Let’s first look at the metric that bulls are rightly pointing to as evidence of a fundamental revival: the shielded supply. Zcash, a fork of Bitcoin, allows users to move their coins into a private pool, obscuring transaction details using zero-knowledge proofs (zk-SNARKs). The quantity of coins in this private pool—the shielded supply—has just crossed 4.5 million ZEC.
This figure represents roughly 28% of the total circulating supply—to be more exact, it’s hovering around 28.1% based on the latest on-chain data. This isn't a vanity metric. Unlike price, which can be driven by pure speculation, the shielded supply is an indicator of active, intentional usage. An investor must consciously choose to shield their assets, an action that reinforces the network’s core value proposition. As more coins enter the shielded pool, the "anonymity set" grows larger, making it statistically harder to de-anonymize any single transaction. It's a network effect for privacy.
This growth is underpinned by real technical progress. The latest protocol, Orchard, has driven most of the recent inflows, and integrations like Uniswap’s Unichain are expanding ZEC’s accessibility within the DeFi ecosystem, a move confirmed when Unichain L2 adds support for non-EVM assets DOGE, XRP and Zcash. The data here is clear: a growing cohort of users is actively opting into Zcash’s privacy features. This is the strongest part of the bull thesis. But is it strong enough to overcome the narrative driving the price?
I've looked at hundreds of these asset rallies, and the disconnect between the popular narrative and the underlying drivers for Zcash is particularly stark. A significant portion of the retail excitement, especially on social media, has been attributed to an upcoming "halving" event. This is factually incorrect. The last Zcash halving occurred in November 2024; the next isn't until late 2028. The current rally is not being driven by a supply shock. It’s being driven by the mistaken belief in one.
This is where anecdotal sentiment data from the community becomes a useful, if noisy, indicator. The hype cycle, amplified by high-leverage traders and influencers making audacious price predictions (Arthur Hayes suggested ZEC could reach $10,000), has created a feedback loop detached from fundamentals. While there is some institutional interest (the Grayscale Zcash Trust holds over $137 million in AUM), it’s a rounding error compared to the institutional capital flowing into Bitcoin.

The story being told is one of a Bitcoin-like scarcity event meeting a privacy renaissance. The reality is a sentiment-fueled momentum trade layered on top of a misunderstood technical calendar. This doesn't invalidate the real growth in shielded supply, but it does raise a critical question: what happens when the market realizes the halving isn't coming? Does the price revert to a level more consistent with its actual, albeit growing, utility?

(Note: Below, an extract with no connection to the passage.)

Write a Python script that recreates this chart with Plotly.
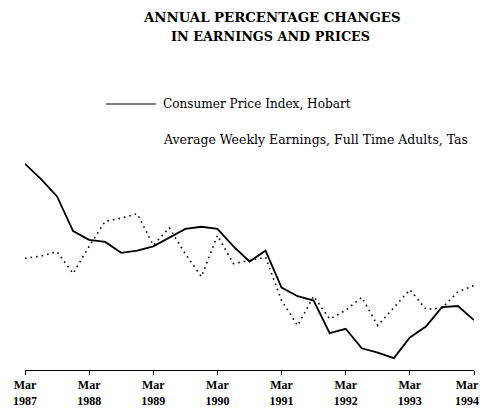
import plotly.graph_objects as go

# Quarterly observations, Mar 1987 .. Mar 1994 (annual % change)
quarters = list(range(29))
cpi_hobart = [9.5, 8.8, 8.0, 6.4, 6.0, 5.9, 5.4, 5.5, 5.7, 6.1, 6.5, 6.6, 6.5,
              5.7, 5.0, 5.5, 3.8, 3.4, 3.2, 1.7, 1.9, 1.0, 0.8, 0.55, 1.5, 2.0,
              2.9, 2.95, 2.3]
awe_tas = [5.15, 5.25, 5.45, 4.45, 5.7, 6.85, 7.0, 7.2, 5.75, 6.55, 5.35, 4.3,
           6.2, 4.9, 5.05, 5.2, 3.2, 2.05, 3.4, 2.35, 2.75, 3.35, 2.05, 2.9,
           3.7, 2.8, 2.85, 3.6, 3.9]
tick_positions = [0, 4, 8, 12, 16, 20, 24, 28]
tick_months = ["Mar"] * 8
tick_years = ["1987", "1988", "1989", "1990", "1991", "1992", "1993", "1994"]
series_names = ["Consumer Price Index, Hobart",
                "Average Weekly Earnings, Full Time Adults, Tas"]
title_lines = ["ANNUAL PERCENTAGE CHANGES", "IN EARNINGS AND PRICES"]

tick_labels = ["<b>%s</b><br><b>%s</b>" % (m, y) for m, y in zip(tick_months, tick_years)]

# the page body adds an 8px margin; work in page pixel coordinates
OFF = 8
W, H = 488 - OFF, 412 - OFF
X0, X1 = 25, 474          # page x of first/last quarter
YB, YT = 370, 60          # page y of axis line / top of plot area
ML = X0 - OFF
MR = W - (X1 - OFF)
MT = YT - OFF
MB = H - (YB - OFF)
PW, PH = X1 - X0, YB - YT

def px(xp):
    return (xp - X0) / PW

def py(yp):
    return (YB - yp) / PH

SERIF = "Liberation Serif, Times New Roman, serif"
WIDE_SERIF = "DejaVu Serif, serif"

fig = go.Figure()
fig.add_trace(go.Scatter(x=quarters, y=awe_tas, mode="lines", name=series_names[1],
                         line=dict(color="black", width=1.6, dash="1.6px,4px"),
                         showlegend=False))
fig.add_trace(go.Scatter(x=quarters, y=cpi_hobart, mode="lines", name=series_names[0],
                         line=dict(color="black", width=1.8),
                         showlegend=False))

# title
fig.add_annotation(text="<b>" + title_lines[0] + "</b>",
                   xref="paper", yref="paper", x=px(271), y=py(18),
                   xanchor="center", yanchor="middle", showarrow=False,
                   font=dict(family=WIDE_SERIF, size=13.3, color="black"))
fig.add_annotation(text="<b>" + title_lines[1] + "</b>",
                   xref="paper", yref="paper", x=px(270), y=py(37),
                   xanchor="center", yanchor="middle", showarrow=False,
                   font=dict(family=WIDE_SERIF, size=12.8, color="black"))

# legend (drawn manually)
fig.add_shape(type="line", xref="paper", yref="paper",
              x0=px(106), x1=px(156), y0=py(104), y1=py(104),
              line=dict(color="black", width=1))
fig.add_annotation(text=series_names[0], xref="paper", yref="paper",
                   x=px(161), y=py(104), xanchor="left", yanchor="middle",
                   showarrow=False, font=dict(family=WIDE_SERIF, size=12.1, color="black"))
fig.add_annotation(text=series_names[1], xref="paper", yref="paper",
                   x=px(161), y=py(139), xanchor="left", yanchor="middle",
                   showarrow=False, font=dict(family=WIDE_SERIF, size=12.5, color="black"))

# the last tick label sits at the page edge: draw it right-aligned so it stays visible
axis_ticktext = tick_labels[:-1] + [""]
fig.add_annotation(text=tick_labels[-1], xref="x", yref="paper",
                   x=tick_positions[-1], xanchor="right", xshift=6,
                   y=py(393), yanchor="middle", align="center", showarrow=False,
                   borderpad=0,
                   font=dict(family=SERIF, size=12, color="black"))

fig.update_layout(
    width=W, height=H,
    margin=dict(l=ML, r=MR, t=MT, b=MB, pad=0, autoexpand=False),
    paper_bgcolor="white", plot_bgcolor="white",
    xaxis=dict(range=[0, 28], tickvals=tick_positions, ticktext=axis_ticktext,
               automargin=False, ticklabeloverflow="allow",
               showline=True, linecolor="black", linewidth=1,
               ticks="outside", ticklen=4, tickcolor="black", tickwidth=1,
               showgrid=False, zeroline=False,
               tickfont=dict(family=SERIF, size=12, color="black")),
    yaxis=dict(range=[0, PH / 21.7], visible=False, automargin=False,
               showgrid=False, zeroline=False),
)

fig.write_html("out.html")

This brings us to the elephant in the room, an issue so large it almost beggars belief that the market is ignoring it. The primary risk to Zcash isn't technical or competitive; it's existential and regulatory. While Bitcoin has spent the last two years gaining regulatory clarity and institutional on-ramps via spot ETFs, Zcash is moving in the exact opposite direction.
The regulatory environment for privacy-enhancing technologies is becoming unequivocally hostile. Let’s be precise about the threats:
* The European Union: The EU’s new anti-money laundering (AML) regulations are set to effectively ban privacy coins from centralized exchanges by mid-2027.
* Asia: South Korea has already banned privacy coins from being listed since 2021. Japanese regulators have pressured exchanges into delisting them.
* Global Exchanges: Major exchanges like Binance and OKX have a history of delisting or restricting trading for privacy coins in various jurisdictions to appease regulators.
This isn't a distant, theoretical risk. It is a clear and present trend of shrinking access. Zcash is like a brilliant piece of software designed to run on an operating system that is being systematically phased out. The elegance of its zk-SNARKs and the growth of its shielded pool are rendered moot if users have no reliable way to acquire or liquidate the asset.
Bitcoin’s core investment thesis now rests on its integration into the legacy financial system. Zcash’s thesis requires it to survive in parallel to it, or even in spite of it. How can an asset with a multi-billion dollar valuation sustain itself when its primary on-ramps and off-ramps are being methodically dismantled by the world’s largest economic blocs?
Ultimately, the Zcash rally is a fascinating case study in market cognitive dissonance. There is a tangible, positive on-chain signal in the growth of its shielded supply, proving a genuine demand for its privacy technology. But this signal is being drowned out by a speculative wave built on a false narrative and, more importantly, it completely ignores the tightening regulatory noose that represents a fundamental cap on the asset's addressable market. The technology is working, but its path to mainstream adoption is being systematically blocked. The current price reflects the hope of a privacy revolution, but the data points to a future of regulatory isolation.